What!?!? Where. haha


----------



## dfisher (Oct 12, 2007)

I got one of those Power Cluckers that my buddy gave me when I moved up here. It's a nice sounding call but seems kinda soft or quiet. I even blew it at a couple honkers and they turned around and went the other way. :eyeroll: 
Some geese never learn any respect! :lol: 
Dan


----------



## wyogoose (Feb 11, 2006)

Fred Zink is not only a great outdoorsman who makes amazing calls, but he is also a great guy. Foiles and Tim Grounds both kinda act like jerks.


----------



## diver_sniper (Sep 6, 2004)

Round and round we go, where we stop... Well, I doubt it will ever stop.
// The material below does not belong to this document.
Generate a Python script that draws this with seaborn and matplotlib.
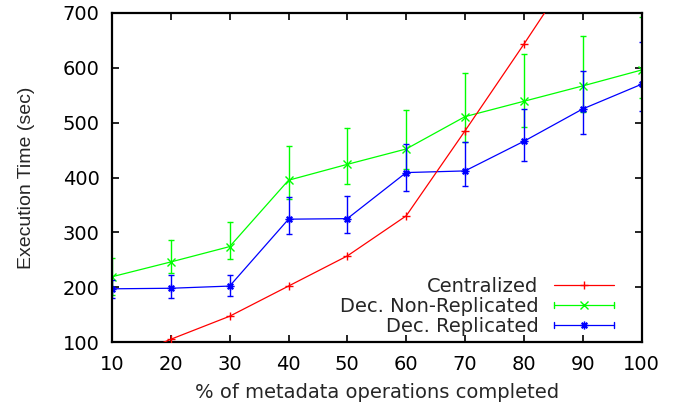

Blow the call that you sound best on, bottom line.


----------



## Hair Trigger Gun Dogs (May 5, 2007)

If you don't have anything nice to say... Tim grounds IS one of the most personable guys I have ever talked to, both in person and over the phone. (This is not only in regards to call makers... people in general)


----------



## TANATA (Oct 31, 2003)

Don't really know about Grounds of Foiles in person, but I support Lynch Mob so much because Lynch himself is one of the nicest guys I've ever talked too.


----------



## Leo Porcello (Jul 10, 2003)

wyogoose said:


> Foiles and Tim Grounds both kinda act like jerks.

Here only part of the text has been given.